Brits divided on temp rights

Hannah ThompsonYouGovLabs and UK Public Opinion Website Editor
October 21, 2011, 2:07 PM GMT+0

British public opinion is split over whether temporary workers should be granted the same rights as their full-time counterparts, our poll has found, as new EU regulations on the issue come into force. While two fifths of people would support new regulations to give ‘temps’ equal working rights,a similar proportion of Brits would oppose this change and feel that in a struggling economic climate, the move could have a negative impact on small businesses.

  • 43% of Brits oppose EU regulations that grant ‘temps’ equal rights to permanent workers, such as the same salaries, holiday allowances and overtime pay
  • 40% of people support such a change

Opinion on this policy divides clearly along party lines.
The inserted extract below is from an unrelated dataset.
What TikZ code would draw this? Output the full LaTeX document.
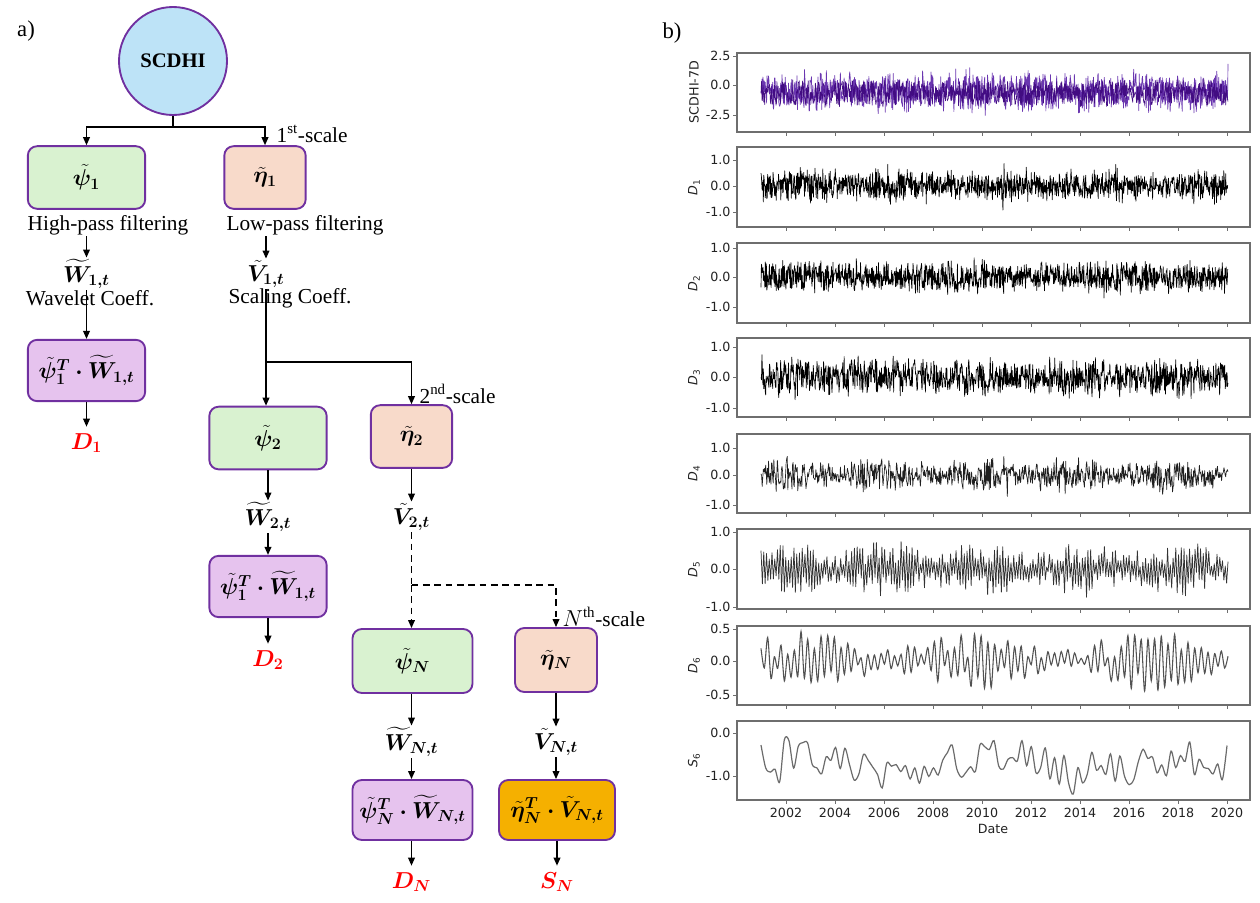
\documentclass[tikz,border=0pt]{standalone}
\usepackage{amsmath}
\usepackage{fontspec}
\setmainfont{Liberation Serif}
\newfontfamily\plotfont{DejaVu Sans}
\usepackage{bm}
\usetikzlibrary{arrows.meta}
\definecolor{pborder}{HTML}{7030A0}
\definecolor{cblue}{HTML}{BDE3F7}
\definecolor{cgreen}{HTML}{D9F2D0}
\definecolor{cpeach}{HTML}{F8DACA}
\definecolor{clav}{HTML}{E6C3EE}
\definecolor{corange}{HTML}{F5B000}
\definecolor{sigpurple}{HTML}{6A36B0}
\definecolor{sigdark}{HTML}{420C82}
\definecolor{axgray}{HTML}{6E6E6E}
\definecolor{ticktxt}{HTML}{222222}
\newcommand{\dlab}[2]{\textit{#1}\textsubscript{#2}}
\newcommand{\axpanel}[2]{%
  \draw[axframe] (737,#1) rectangle (1250,#2);
  \foreach \k in {0,...,9} {\draw[tk] ({786+49*\k},#2) -- ++(0,4);}%
}
\tikzset{
  fbox/.style={draw=pborder, line width=1.4pt, rounded corners=7pt, inner sep=0pt, font=\fontsize{18}{21}\selectfont},
  gbox/.style={fbox, fill=cgreen, minimum width=88pt, minimum height=47pt},
  pbox/.style={fbox, fill=cpeach, minimum width=61pt, minimum height=47pt},
  lbox/.style={fbox, fill=clav, minimum width=88pt, minimum height=46pt},
  obox/.style={fbox, fill=corange, minimum width=87pt, minimum height=45pt},
  coef/.style={inner sep=1pt, font=\fontsize{16.5}{18}\selectfont},
  captxt/.style={inner sep=1pt, font=\fontsize{16}{18}\selectfont},
  outtxt/.style={text=red, inner sep=1pt, outer sep=4pt, font=\fontsize{17}{20}\selectfont},
  conn/.style={line width=1.1pt, -{Triangle[length=6pt,width=5pt]}},
  dconn/.style={conn, dash pattern=on 5pt off 3.5pt},
  dline/.style={line width=1.1pt, dash pattern=on 5pt off 3.5pt},
  pline/.style={line width=1.1pt},
  tk/.style={axgray, line width=0.7pt},
  axframe/.style={axgray, line width=0.9pt},
  ticklab/.style={font=\plotfont\fontsize{9.5}{11}\selectfont, text=ticktxt, inner sep=1.5pt},
  noisy/.style={line width=0.5pt, line join=round},
}
\begin{document}
\begin{tikzpicture}[x=0.75pt, y=-0.75pt]
\useasboundingbox (0,0) rectangle (1260,903);
\fill[white] (0,0) rectangle (1260,903);

% ---------------- part a ----------------
\node[font=\fontsize{17}{19}\selectfont] (la) at (26,31) {a)};
\node[circle, draw=pborder, line width=1.4pt, fill=cblue, minimum size=81pt, inner sep=0pt,
      font=\bfseries\fontsize{15.5}{17}\selectfont] (scdhi) at (173,61) {SCDHI};
\coordinate (j1) at (173,127);
\node[gbox] (psi1) at (86.5,177.5) {$\bm{\tilde{\psi}_1}$};
\node[pbox] (eta1) at (265,177.5) {$\bm{\tilde{\eta}_1}$};
\draw[pline] (scdhi.south) -- (j1);
\draw[conn] (j1) -| (psi1.north);
\draw[conn] (j1) -| (eta1.north);
\node[captxt, anchor=west] (s1) at (275,134) {1\textsuperscript{st}-scale};

\node[captxt] (hp) at (108,225) {High-pass filtering};
\node[captxt] (lp) at (305,225) {Low-pass filtering};
\node[coef] (W1) at (86.5,274) {$\bm{\widetilde{W}_{1,t}}$};
\node[captxt] (wc) at (90,298) {Wavelet Coeff.};
\node[coef] (V1) at (266,274) {$\bm{\tilde{V}_{1,t}}$};
\node[captxt] (sc) at (290,298) {Scaling Coeff.};
\draw[conn] (hp.south -| W1) -- (W1.north);
\draw[conn] (lp.south -| V1) -- (V1.north);

\node[lbox] (box1) at (86.5,370.5) {$\bm{\tilde{\psi}_1^T\cdot\widetilde{W}_{1,t}}$};
\draw[conn] (W1.south) -- (box1.north);
\node[outtxt] (D1) at (86.5,443) {$\bm{D_1}$};
\draw[conn] (box1.south) -- (D1.north);

\coordinate (j2) at (266,362);
\node[gbox] (psi2) at (268,438) {$\bm{\tilde{\psi}_2}$};
\node[pbox] (eta2) at (411.5,436.5) {$\bm{\tilde{\eta}_2}$};
\draw[pline] (V1.south) -- (j2);
\draw[conn] (j2) -- (j2 |- psi2.north);
\draw[conn] (j2) -| (eta2.north);
\node[captxt, anchor=west] (s2) at (418,394) {2\textsuperscript{nd}-scale};

\node[coef] (W2) at (268,517) {$\bm{\widetilde{W}_{2,t}}$};
\node[coef] (V2) at (411.5,517) {$\bm{\tilde{V}_{2,t}}$};
\draw[conn] (psi2.south) -- (W2.north);
\draw[conn] (eta2.south) -- (V2.north);
\node[lbox] (box2) at (268,586.5) {$\bm{\tilde{\psi}_1^T\cdot\widetilde{W}_{1,t}}$};
\draw[conn] (W2.south) -- (box2.north);
\node[outtxt] (D2) at (268,660) {$\bm{D_2}$};
\draw[conn] (box2.south) -- (D2.north);

\coordinate (j3) at (411.5,585);
\node[gbox, minimum width=90pt, minimum height=48pt] (psiN) at (412.5,661) {$\bm{\tilde{\psi}_N}$};
\node[pbox, minimum width=61.5pt, minimum height=48pt] (etaN) at (556,660) {$\bm{\tilde{\eta}_N}$};
\draw[dline] (V2.south) -- (j3);
\draw[dconn] (j3) -- (j3 |- psiN.north);
\draw[dconn] (j3) -| (etaN.north);
\node[captxt, anchor=west] (sN) at (561,617) {$N$\textsuperscript{th}-scale};

\node[coef] (WN) at (411.5,742) {$\bm{\widetilde{W}_{N,t}}$};
\node[coef] (VN) at (556,742) {$\bm{\tilde{V}_{N,t}}$};
\draw[conn] (psiN.south -| WN) -- (WN.north);
\draw[conn] (etaN.south) -- (VN.north);
\node[lbox, minimum width=90pt, minimum height=45pt] (boxN) at (412.5,810) {$\bm{\tilde{\psi}_N^T\cdot\widetilde{W}_{N,t}}$};
\node[obox] (boxS) at (557,810) {$\bm{\tilde{\eta}_N^T\cdot\tilde{V}_{N,t}}$};
\draw[conn] (WN.south) -- (WN.south |- boxN.north);
\draw[conn] (VN.south) -- (VN.south |- boxS.north);
\node[outtxt] (DN) at (411.5,882) {$\bm{D_N}$};
\node[outtxt] (SN) at (557,882) {$\bm{S_N}$};
\draw[conn] (boxN.south -| DN) -- (DN.north);
\draw[conn] (boxS.south) -- (SN.north);

% ---------------- part b ----------------
\node[font=\fontsize{17}{19}\selectfont] (lb) at (672,33) {b)};

\axpanel{53}{132}
\axpanel{147}{227}
\axpanel{243}{323}
\axpanel{338}{417}
\axpanel{434}{513}
\axpanel{529}{609}
\axpanel{626}{705}
\axpanel{721}{800}

\foreach \yy/\lab [count=\i] in {56/2.5,85/0.0,115/-2.5,
   160/1.0,186/0.0,212/-1.0,
   248/1.0,277/0.0,307/-1.0,
   347/1.0,377/0.0,408/-1.0,
   448/1.0,475/0.0,505/-1.0,
   532/1.0,569/0.0,607/-1.0,
   629/0.5,661/0.0,695/-0.5,
   733/0.0,776/-1.0}
  {\draw[tk] (737,\yy) -- (733,\yy) node[ticklab, anchor=east] (yt\i) {\lab};}

\foreach \yr [count=\k from 0] in {2002,2004,...,2020}
  {\node[ticklab] (yr\yr) at ({786+49*\k},813) {\yr};}
\node[ticklab] (date) at (993,829) {Date};

\node[ticklab, rotate=90] (yl0) at (694,92) {SCDHI-7D};
\node[ticklab, rotate=90] (yl1) at (694,187) {\dlab{D}{1}};
\node[ticklab, rotate=90] (yl2) at (694,283) {\dlab{D}{2}};
\node[ticklab, rotate=90] (yl3) at (694,377) {\dlab{D}{3}};
\node[ticklab, rotate=90] (yl4) at (694,473) {\dlab{D}{4}};
\node[ticklab, rotate=90] (yl5) at (694,569) {\dlab{D}{5}};
\node[ticklab, rotate=90] (yl6) at (694,665) {\dlab{D}{6}};
\node[ticklab, rotate=90] (yl7) at (694,760) {\dlab{S}{6}};

% signals
\pgfmathsetseed{11}
\draw[sigpurple, noisy]
  plot[domain=0:1000, samples=1001] ({761+\x*0.467}, {85-11.8*(-0.6+1.4*rand+0.3*(rand+rand+rand)+(rnd>0.9)*0.6*rand)});
\pgfmathsetseed{12}
\draw[sigdark, noisy, line width=0.45pt]
  plot[domain=0:1000, samples=1001] ({761+\x*0.467}, {85-11.8*(-0.7+1.05*rand+0.1*(rand+rand+rand))});
\pgfmathsetseed{21}
\draw[black, noisy]
  plot[domain=0:1200, samples=1201] ({761+\x*0.3889}, {186-26*(0.48*rand*(0.92+0.1*sin(\x*1.3))+0.12*(rand+rand+rand)+(rnd>0.93)*0.38*rand)});
\pgfmathsetseed{31}
\draw[black, noisy]
  plot[domain=0:1200, samples=1201] ({761+\x*0.3889}, {277-29.5*(0.45*rand*(0.92+0.1*sin(\x*0.9))+0.1*(rand+rand+rand)+(rnd>0.93)*0.35*rand)});
\pgfmathsetseed{41}
\draw[black, noisy]
  plot[domain=0:1000, samples=1001] ({761+\x*0.467}, {377-30.5*(0.55*rand*(0.92+0.08*sin(\x*1.7))+0.1*(rand+rand+rand)+(rnd>0.92)*0.25*rand)});
\pgfmathsetseed{51}
\draw[black!88, noisy]
  plot[domain=0:800, samples=801] ({761+\x*0.58375}, {475-28.5*(0.45*rand*(0.85+0.3*sin(\x*2.2))+0.1*(rand+rand+rand)+(rnd>0.92)*0.35*rand)});
\pgfmathsetseed{61}
\draw[black!80, line width=0.55pt, line join=round]
  plot[domain=0:340, samples=341] ({761+\x*1.3735}, {569-37.5*(cos(180*mod(\x,2))*(0.12+0.58*rnd)*(0.85+0.25*sin(\x*5))+0.06*rand)});
\pgfmathsetseed{71}
\draw[black!68, line width=0.8pt]
  plot[smooth, domain=0:140, samples=141] ({761+\x*3.3357}, {661-66*(cos(180*mod(\x,2))*(0.05+0.38*rnd)*(0.8+0.3*sin(\x*7)))});
\pgfmathsetseed{81}
\draw[black!58, line width=0.9pt]
  plot[smooth, domain=0:100, samples=101] ({761+\x*4.66}, {733-43*(-0.68+0.45*rand+0.12*sin(\x*9)-(rnd>0.88)*0.3)});
\end{tikzpicture}
\end{document}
  • While 56% of Labour voters say they support the move, just 23% of Conservatives agree
  • Compared to two thirds of Conservatives (66%) and under a third (30%) of Labour supporters who oppose the change

‘A fairer deal at work’

Opinion is divided over whether new EU regulations (from a European Directive) giving ‘temp’ workers the same rights as their full-time colleagues is a good idea. The regulations mean that after three months in the same position, temporary workers will be granted the same salary and holiday rights as those in a full-time contract.

TUC General Secretary, Brendan Barber has said that these new rights for temporary workers ‘are an important step forward’ that will help the ‘UK's hundreds of thousands’ of temporary workers to get ‘a fairer deal at work’.
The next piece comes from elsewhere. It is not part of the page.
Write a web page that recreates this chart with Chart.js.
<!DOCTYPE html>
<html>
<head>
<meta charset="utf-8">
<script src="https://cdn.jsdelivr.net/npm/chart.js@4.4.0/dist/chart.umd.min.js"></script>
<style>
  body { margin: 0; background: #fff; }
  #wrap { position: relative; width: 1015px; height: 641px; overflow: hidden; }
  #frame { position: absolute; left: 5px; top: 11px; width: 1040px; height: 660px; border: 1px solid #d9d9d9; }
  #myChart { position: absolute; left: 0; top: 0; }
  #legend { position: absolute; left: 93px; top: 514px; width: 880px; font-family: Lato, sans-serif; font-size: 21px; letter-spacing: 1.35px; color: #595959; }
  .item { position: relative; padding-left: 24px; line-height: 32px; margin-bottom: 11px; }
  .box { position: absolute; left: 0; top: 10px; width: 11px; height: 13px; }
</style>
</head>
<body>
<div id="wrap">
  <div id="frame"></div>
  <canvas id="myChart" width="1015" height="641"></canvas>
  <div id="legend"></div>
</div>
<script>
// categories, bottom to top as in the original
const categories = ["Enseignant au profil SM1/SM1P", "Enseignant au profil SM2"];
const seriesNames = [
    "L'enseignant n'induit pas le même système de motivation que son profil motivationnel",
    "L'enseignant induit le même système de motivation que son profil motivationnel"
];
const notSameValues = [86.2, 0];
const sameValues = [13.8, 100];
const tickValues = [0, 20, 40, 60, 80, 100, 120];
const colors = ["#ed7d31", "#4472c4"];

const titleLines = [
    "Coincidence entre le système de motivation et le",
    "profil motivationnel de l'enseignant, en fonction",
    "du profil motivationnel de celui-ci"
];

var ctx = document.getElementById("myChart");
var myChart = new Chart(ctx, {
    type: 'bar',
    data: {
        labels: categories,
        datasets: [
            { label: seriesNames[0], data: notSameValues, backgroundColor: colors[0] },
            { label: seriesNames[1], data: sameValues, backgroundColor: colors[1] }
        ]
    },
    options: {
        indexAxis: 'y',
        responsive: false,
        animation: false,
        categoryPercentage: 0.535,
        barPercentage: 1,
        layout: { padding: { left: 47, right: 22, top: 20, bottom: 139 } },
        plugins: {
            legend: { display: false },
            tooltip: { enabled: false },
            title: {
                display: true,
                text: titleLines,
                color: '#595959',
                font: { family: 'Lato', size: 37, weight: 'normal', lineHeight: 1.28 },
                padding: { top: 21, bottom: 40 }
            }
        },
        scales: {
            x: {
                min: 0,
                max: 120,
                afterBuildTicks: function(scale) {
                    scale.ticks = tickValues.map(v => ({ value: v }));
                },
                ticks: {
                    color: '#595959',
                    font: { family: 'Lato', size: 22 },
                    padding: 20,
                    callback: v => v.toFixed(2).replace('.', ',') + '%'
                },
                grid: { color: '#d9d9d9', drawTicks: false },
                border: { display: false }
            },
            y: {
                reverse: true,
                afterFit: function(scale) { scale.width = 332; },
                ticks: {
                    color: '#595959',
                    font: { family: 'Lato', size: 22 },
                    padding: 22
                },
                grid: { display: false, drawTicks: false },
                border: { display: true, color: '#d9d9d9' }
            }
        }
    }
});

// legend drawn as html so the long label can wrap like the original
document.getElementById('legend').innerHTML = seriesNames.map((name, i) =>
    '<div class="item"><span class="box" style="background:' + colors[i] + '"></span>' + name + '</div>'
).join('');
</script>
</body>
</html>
The ‘cost’ of equal rights

However, critics say the new regulations could end up costing businesses money when budgets are already tight, and could lead to employers terminating temporary contracts earlier than usual in order to circumvent the new rules.

Adam Marshall, policy director at the British Chambers of Commerce, told the BBC that ‘many businesses rely on flexible labour in the form of agency workers’ and that ‘there is still a demand for flexible, low-skilled labour’.

But he added that some companies will ‘use fewer agency workers as a direct result of the regulation. By reducing the flexibility in our workforce,’ he added, ‘the directive could damage recovery at a time when we need it most.’

The regulations came into effect in the UK from the beginning of this month.